To sustainably expand your business involves a lot more than taking on more DAUs, MAUs, ARR, (insert any of those other three-letter metrics we love so much)
Such things as creating a process that accommodates macro-level changes in the market sentiment go a long way in helping you scale your business.
While that probably won’t move the number in your weekly report in the right direction. Doesn’t mean it’s not important.
We don’t want your business crashing and burning in its prime. Consider doing the following as you scale your business.
Run your business according to your industry best practices
It’s probably the only time it’s okay to copy other businesses.
Don’t misunderstand us, we are not saying to do what everybody else is doing. We speak here of back-office tasks and standard requirements of your industry. It’s one place you don’t want to be disruptive.
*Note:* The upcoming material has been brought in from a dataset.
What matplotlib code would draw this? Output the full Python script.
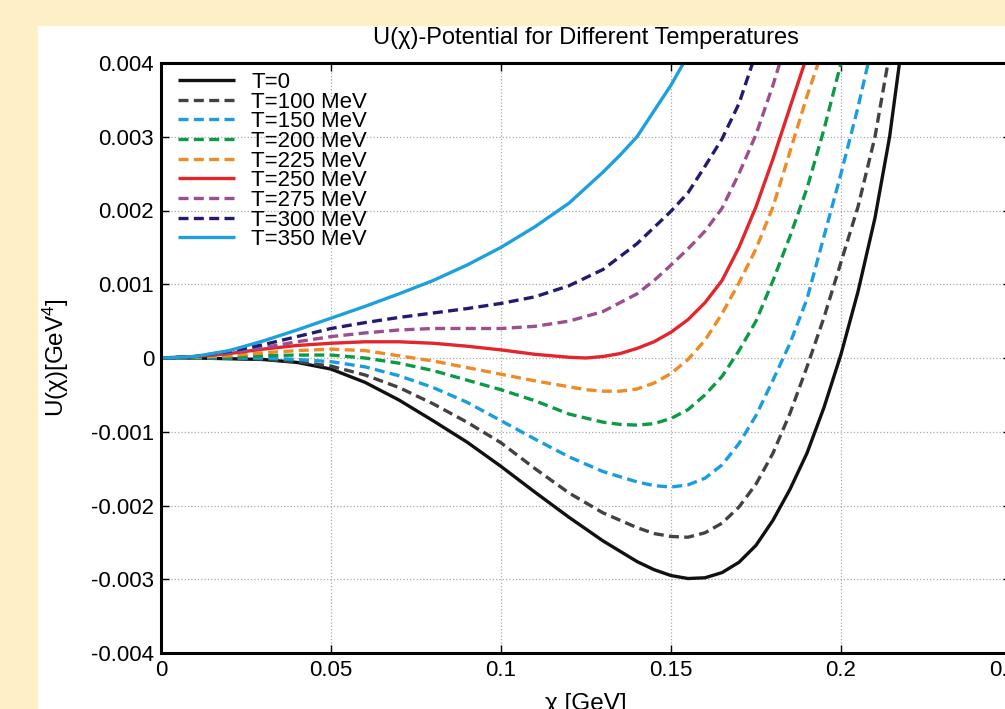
import matplotlib
matplotlib.use('Agg')
import matplotlib.pyplot as plt
from matplotlib.patches import Rectangle

plt.rcParams['font.family'] = ['Liberation Sans', 'DejaVu Sans']
plt.rcParams['mathtext.fontset'] = 'custom'
plt.rcParams['mathtext.rm'] = 'Liberation Sans'
plt.rcParams['mathtext.it'] = 'Liberation Sans:italic'

# values (chi in GeV, U in GeV^4)
x_t0 = [0, 0.01, 0.02, 0.03, 0.04, 0.05, 0.06, 0.07, 0.08, 0.09, 0.1, 0.11, 0.12, 0.13, 0.14, 0.145,
        0.15, 0.155, 0.16, 0.165, 0.17, 0.175, 0.18, 0.185, 0.19, 0.195, 0.2, 0.205, 0.21, 0.2143,
        0.2172, 0.219]
u_t0 = [0, 0, -0.00001, -0.00002, -0.00006, -0.00015, -0.00033, -0.00057, -0.00085, -0.00114, -0.00147,
        -0.00182, -0.00216, -0.00248, -0.00276, -0.00287, -0.00295, -0.00299, -0.00298, -0.00291, -0.00277,
        -0.00254, -0.0022, -0.00178, -0.00129, -0.00067, 0.00005, 0.0009, 0.0019, 0.003, 0.004, 0.0046]

x_t100 = [0, 0.01, 0.02, 0.03, 0.04, 0.05, 0.06, 0.07, 0.08, 0.09, 0.1, 0.11, 0.12, 0.13, 0.14, 0.145,
          0.15, 0.155, 0.16, 0.165, 0.17, 0.175, 0.18, 0.185, 0.19, 0.195, 0.2, 0.205, 0.21, 0.2138,
          0.2155]
u_t100 = [0, 0, 0, -0.00002, -0.00005, -0.00011, -0.00023, -0.0004, -0.00062, -0.00087, -0.00115, -0.0015,
          -0.00183, -0.0021, -0.0023, -0.00238, -0.00242, -0.00243, -0.00237, -0.00224, -0.00202,
          -0.00171, -0.00129, -0.00075, -0.00012, 0.00055, 0.0013, 0.00205, 0.003, 0.004, 0.0045]

x_t150 = [0, 0.01, 0.02, 0.03, 0.04, 0.05, 0.06, 0.07, 0.08, 0.09, 0.1, 0.11, 0.12, 0.13, 0.14, 0.145,
          0.15, 0.155, 0.16, 0.165, 0.17, 0.175, 0.18, 0.185, 0.19, 0.195, 0.2, 0.205, 0.208, 0.21]
u_t150 = [0, 0, 0, 0, -0.00002, -0.00005, -0.00012, -0.00024, -0.0004, -0.0006, -0.00085, -0.0011,
          -0.00134, -0.00154, -0.00168, -0.00173, -0.00175, -0.00172, -0.00163, -0.00145, -0.00116,
          -0.00078, -0.0003, 0.0002, 0.0008, 0.00165, 0.0025, 0.0034, 0.004, 0.0044]

x_t200 = [0, 0.01, 0.02, 0.03, 0.04, 0.05, 0.06, 0.07, 0.08, 0.09, 0.1, 0.11, 0.12, 0.13, 0.135, 0.14,
          0.145, 0.15, 0.155, 0.16, 0.165, 0.17, 0.175, 0.18, 0.185, 0.19, 0.195, 0.2, 0.202]
u_t200 = [0, 0, 0.00001, 0.00003, 0.00004, 0.00004, 0.0, -0.00007, -0.00017, -0.0003, -0.00043, -0.00058,
          -0.00076, -0.00087, -0.0009, -0.00091, -0.00089, -0.00082, -0.0007, -0.0005, -0.00025, 0.0001,
          0.0005, 0.00105, 0.00165, 0.0023, 0.0031, 0.004, 0.0044]

x_t225 = [0, 0.01, 0.02, 0.03, 0.04, 0.05, 0.06, 0.07, 0.08, 0.09, 0.1, 0.11, 0.12, 0.125, 0.13, 0.135,
          0.14, 0.145, 0.15, 0.155, 0.16, 0.165, 0.17, 0.175, 0.18, 0.185, 0.19, 0.1933, 0.195]
u_t225 = [0, 0.00001, 0.00003, 0.00007, 0.0001, 0.00012, 0.0001, 0.00003, -0.00004, -0.00013, -0.00022,
          -0.00031, -0.00039, -0.00043, -0.00045, -0.00045, -0.00042, -0.00034, -0.00021, -0.00002,
          0.00024, 0.0006, 0.00102, 0.00148, 0.00205, 0.0028, 0.00355, 0.004, 0.0043]

x_t250 = [0, 0.01, 0.02, 0.03, 0.04, 0.05, 0.06, 0.07, 0.08, 0.09, 0.1, 0.11, 0.12, 0.125, 0.13, 0.135,
          0.14, 0.145, 0.15, 0.155, 0.16, 0.165, 0.17, 0.175, 0.18, 0.185, 0.1893, 0.191]
u_t250 = [0, 0.00002, 0.00006, 0.00012, 0.00017, 0.0002, 0.00022, 0.00022, 0.0002, 0.00016, 0.00011,
          0.00005, 0.00001, 0.0, 0.00002, 0.00006, 0.00013, 0.00022, 0.00035, 0.00052, 0.00075, 0.00105,
          0.0015, 0.00205, 0.0027, 0.0034, 0.004, 0.0043]

x_t275 = [0, 0.01, 0.02, 0.03, 0.04, 0.05, 0.06, 0.07, 0.08, 0.09, 0.1, 0.11, 0.12, 0.13, 0.14, 0.145,
          0.15, 0.155, 0.16, 0.165, 0.17, 0.175, 0.18, 0.182, 0.1835]
u_t275 = [0, 0.00002, 0.00007, 0.00014, 0.00022, 0.00029, 0.00034, 0.00038, 0.0004, 0.0004, 0.0004,
          0.00043, 0.0005, 0.00063, 0.00087, 0.00105, 0.00126, 0.00148, 0.00172, 0.00203, 0.0025, 0.00303,
          0.0037, 0.004, 0.0043]

x_t300 = [0, 0.01, 0.02, 0.03, 0.04, 0.05, 0.06, 0.07, 0.08, 0.09, 0.1, 0.11, 0.12, 0.13, 0.14, 0.15,
          0.155, 0.16, 0.165, 0.17, 0.174, 0.176]
u_t300 = [0, 0.00002, 0.00009, 0.00018, 0.00029, 0.0004, 0.00048, 0.00055, 0.00061, 0.00067, 0.00074,
          0.00083, 0.00098, 0.0012, 0.00155, 0.00199, 0.00224, 0.0026, 0.00297, 0.00345, 0.004, 0.0043]

x_t350 = [0, 0.01, 0.02, 0.03, 0.04, 0.05, 0.06, 0.07, 0.08, 0.09, 0.1, 0.11, 0.12, 0.13, 0.135, 0.14,
          0.145, 0.15, 0.1537, 0.156]
u_t350 = [0, 0.00002, 0.0001, 0.00023, 0.00038, 0.00054, 0.0007, 0.00087, 0.00105, 0.00126, 0.0015,
          0.00178, 0.0021, 0.00252, 0.00275, 0.003, 0.00335, 0.0037, 0.004, 0.0042]

labels = ['T=0', 'T=100 MeV', 'T=150 MeV', 'T=200 MeV', 'T=225 MeV',
          'T=250 MeV', 'T=275 MeV', 'T=300 MeV', 'T=350 MeV']
colors = ['#111111', '#404245', '#1a9de0', '#0c9a46', '#f08a24',
          '#e2262b', '#9b4f8c', '#221c6e', '#1ea0dc']
solid = [True, False, False, False, False, True, False, False, True]

xticks = [0, 0.05, 0.1, 0.15, 0.2, 0.25]
xticklabels = ['0', '0.05', '0.1', '0.15', '0.2', '0.25']
yticks = [-0.004, -0.003, -0.002, -0.001, 0, 0.001, 0.002, 0.003, 0.004]
yticklabels = ['-0.004', '-0.003', '-0.002', '-0.001', '0', '0.001', '0.002', '0.003', '0.004']

xs = [x_t0, x_t100, x_t150, x_t200, x_t225, x_t250, x_t275, x_t300, x_t350]
us = [u_t0, u_t100, u_t150, u_t200, u_t225, u_t250, u_t275, u_t300, u_t350]

fig = plt.figure(figsize=(10.05, 7.09), dpi=100)
fig.patch.set_facecolor('#feefc7')
# white panel behind the plot (the beige strip shows on the left and top)
fig.patches.append(Rectangle((38 / 1005, 0), 1, (709 - 26) / 709, transform=fig.transFigure,
                             facecolor='white', edgecolor='none', zorder=-10))

ax = fig.add_axes([161 / 1005, 56 / 709, 850 / 1005, 590 / 709])
ax.set_facecolor('white')

for x, u, lab, c, s in zip(xs, us, labels, colors, solid):
    if s:
        ax.plot(x, u, color=c, lw=2.4, label=lab, solid_capstyle='butt')
    else:
        ax.plot(x, u, color=c, lw=2.4, label=lab, dashes=(3, 1.6), dash_capstyle='butt')

ax.set_xlim(0, 0.25)
ax.set_ylim(-0.004, 0.004)
ax.set_xticks(xticks)
ax.set_xticklabels(xticklabels)
ax.set_yticks(yticks)
ax.set_yticklabels(yticklabels)
ax.tick_params(direction='in', length=6, width=1, labelsize=16, top=True, right=True, pad=5)
ax.grid(True, linestyle=':', color='#aaaaaa', lw=0.9)
for sp in ax.spines.values():
    sp.set_linewidth(2.2)

ax.set_title('U(χ)-Potential for Different Temperatures', fontsize=17, pad=14)
ax.set_xlabel('χ [GeV]', fontsize=17.5, labelpad=9)
ax.set_ylabel('U(χ)[GeV$^4$]', fontsize=17.5, labelpad=14)

ax.legend(loc='upper left', bbox_to_anchor=(0.02, 0.985), frameon=False, fontsize=16,
          handlelength=2.55, handletextpad=0.75, labelspacing=-0.06, borderpad=0, borderaxespad=0)

fig.savefig('out.png', dpi=100, facecolor=fig.get_facecolor())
If you are selling insurance to pre-schoolers, you can’t simply open shop without the proper documentation and licenses – while claiming to disrupt the industry. Or if you are opening a digital bank (like Lydia in Nigeria), you need the right papers from the Central Bank.
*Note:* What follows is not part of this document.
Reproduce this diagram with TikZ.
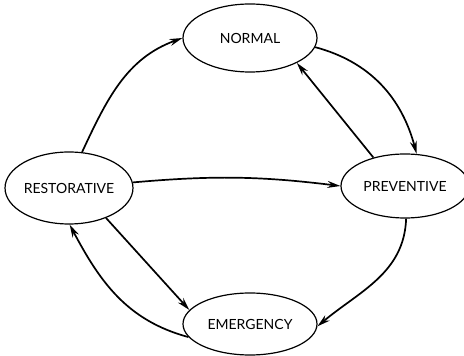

Without them, sooner or later, the constituted authority will come knocking.
In terms of invoicing, bookkeeping, employee insurance, employee training and more, do what works, but make sure you don’t sabotage yourself by using a process that won’t be able to grow with your business.
Make yourself available in a structured way
One of your greatest assets as a startup (compared to a corporation) is your ability to provide bespoke and intimate services to your users – mainly because there is not a lot of customers on your hand for now. It’s possible at this point to have someone handle the phone all day.
However, don’t get carried away with this state of affairs. After a while, your customers will increase exponentially.
In order to keep your customers happy, create a structure around your availability.
Clearly state your business hours on your website and business cards. If your office closes at 6 pm, customers shouldn’t be mad that you can’t answer the phone at 8 pm. For a startup, you probably want to offer a 24 / 7 customer care (which is brilliant), just make sure to devote enough resource to make it practical. Don’t over-promise when you can’t over-deliver.
Expect growth and plan accordingly
When it comes to scaling your business, don’t wait for when the numbers start rolling in before you begin to think about scaling.
Although demand should play a role in your decision to scale, you need to have a robust growth strategy from the beginning.
If your business gets 5000 new customers over a month without the right infrastructure to meet their demands, then you are worse off than when you didn’t have any customers. The second-order effect of these disgruntled customers is that they’ll tell others about their experience. And on and on it goes.
Simplify your model in a way that it easily accommodates changes in demand and other macro-level changes in the industry.
Build a meaningful industry network
One of the reasons we organize events like the Silicon DrinkUp at Starta is because we know that these gatherings help founders share essential business skills – such as how best to grow your business.
Actual experiences from other entrepreneurs are valuable in helping you to get up and take action towards scaling your business.
Moreover, the connections go beyond sharing ideas and on to forging actual partnerships that can catalyze the growth of your company.
Examine your financial options for expansion
If you will go from $1 million to $50 million in revenue, you are going to do more than just plow back profit into your business.
You need extra capital on your side. Very few big businesses are self-funded. In order to set your scaling moves on the right track, you need someone on your team who can outline your needs and the right type of funding you need to support that growth. A loan, equity, convertible notes, grant or something else?
A clear understanding of your needs will help you convince investors to bet on you.
As mentioned in the previous point, scaling will take more than simply plowing back profit.
Approach investors or consider other alternatives (see above).
Understand, though, that to attract funding, you need to keep your financials up to date and easily digestible.
Work on your business, rather than in your business
Don’t get consumed by the minutiae of your business such that you are not able to think strategically about growth.
Keeping the big picture in mind will help you develop, and keep to an effective growth strategy.
Delegate busy work. Lead, don’t micro-manage.
Hire smarter people
Not micro-managing is hard. But one way to easily solve the problem is to hire people smarter than yourself.
When you hire people who are smarter and more talented than you are, you can trust them to handle any assignment on their own.
Even when you are not around for months, you can be sure the house won’t be on fire when you return.
Smarter people are great, but they are also expensive. Sometimes, rather than bring a new talent in-house, simply outsource the task in question. To keep your process smooth, you can keep the freelancer on a retainer.
Keep an open mind
Although we’ve mentioned creating a process for your business such that it can function even when you are not around, you need to be open to when you need to go above and beyond for some customers.
This sort of deviation in your process can mean short-term inefficiency, but you will likely keep that customer for life.